- [WHAT IS BEING ASKED]
Nothing in the records may be left out or altered; reproduce them all exactly.

- [RECORDS TO PROCESS]
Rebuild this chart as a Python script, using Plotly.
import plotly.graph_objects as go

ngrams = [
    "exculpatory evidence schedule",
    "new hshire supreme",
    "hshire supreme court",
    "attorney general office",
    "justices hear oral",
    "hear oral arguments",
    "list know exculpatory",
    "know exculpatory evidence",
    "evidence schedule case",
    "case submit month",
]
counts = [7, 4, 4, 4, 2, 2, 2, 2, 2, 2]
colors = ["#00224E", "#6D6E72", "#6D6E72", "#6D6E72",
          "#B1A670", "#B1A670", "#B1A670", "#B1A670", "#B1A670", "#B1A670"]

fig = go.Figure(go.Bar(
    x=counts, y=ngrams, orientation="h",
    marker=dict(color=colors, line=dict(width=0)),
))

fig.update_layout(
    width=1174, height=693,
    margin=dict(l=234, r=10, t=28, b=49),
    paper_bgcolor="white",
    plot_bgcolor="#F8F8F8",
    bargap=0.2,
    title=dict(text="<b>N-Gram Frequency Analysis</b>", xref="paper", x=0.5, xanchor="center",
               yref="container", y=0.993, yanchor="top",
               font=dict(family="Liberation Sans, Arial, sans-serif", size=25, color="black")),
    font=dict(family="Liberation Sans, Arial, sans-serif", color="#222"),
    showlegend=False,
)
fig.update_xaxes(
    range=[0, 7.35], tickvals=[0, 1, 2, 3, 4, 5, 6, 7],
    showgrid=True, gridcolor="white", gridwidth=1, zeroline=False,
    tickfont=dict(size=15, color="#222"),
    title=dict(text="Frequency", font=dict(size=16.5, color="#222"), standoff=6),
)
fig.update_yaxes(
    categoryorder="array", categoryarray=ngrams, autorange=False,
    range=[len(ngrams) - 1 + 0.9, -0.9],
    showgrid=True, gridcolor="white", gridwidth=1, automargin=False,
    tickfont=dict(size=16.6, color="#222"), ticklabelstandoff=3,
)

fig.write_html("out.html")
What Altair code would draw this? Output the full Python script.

- [TASK OUTPUT]
Rebuild this chart as a Python script, using Plotly.
import plotly.graph_objects as go

ngrams = [
    "exculpatory evidence schedule",
    "new hshire supreme",
    "hshire supreme court",
    "attorney general office",
    "justices hear oral",
    "hear oral arguments",
    "list know exculpatory",
    "know exculpatory evidence",
    "evidence schedule case",
    "case submit month",
]
counts = [7, 4, 4, 4, 2, 2, 2, 2, 2, 2]
colors = ["#00224E", "#6D6E72", "#6D6E72", "#6D6E72",
          "#B1A670", "#B1A670", "#B1A670", "#B1A670", "#B1A670", "#B1A670"]

fig = go.Figure(go.Bar(
    x=counts, y=ngrams, orientation="h",
    marker=dict(color=colors, line=dict(width=0)),
))

fig.update_layout(
    width=1174, height=693,
    margin=dict(l=234, r=10, t=28, b=49),
    paper_bgcolor="white",
    plot_bgcolor="#F8F8F8",
    bargap=0.2,
    title=dict(text="<b>N-Gram Frequency Analysis</b>", xref="paper", x=0.5, xanchor="center",
               yref="container", y=0.993, yanchor="top",
               font=dict(family="Liberation Sans, Arial, sans-serif", size=25, color="black")),
    font=dict(family="Liberation Sans, Arial, sans-serif", color="#222"),
    showlegend=False,
)
fig.update_xaxes(
    range=[0, 7.35], tickvals=[0, 1, 2, 3, 4, 5, 6, 7],
    showgrid=True, gridcolor="white", gridwidth=1, zeroline=False,
    tickfont=dict(size=15, color="#222"),
    title=dict(text="Frequency", font=dict(size=16.5, color="#222"), standoff=6),
)
fig.update_yaxes(
    categoryorder="array", categoryarray=ngrams, autorange=False,
    range=[len(ngrams) - 1 + 0.9, -0.9],
    showgrid=True, gridcolor="white", gridwidth=1, automargin=False,
    tickfont=dict(size=16.6, color="#222"), ticklabelstandoff=3,
)

fig.write_html("out.html")
What Altair code would draw this? Output the full Python script.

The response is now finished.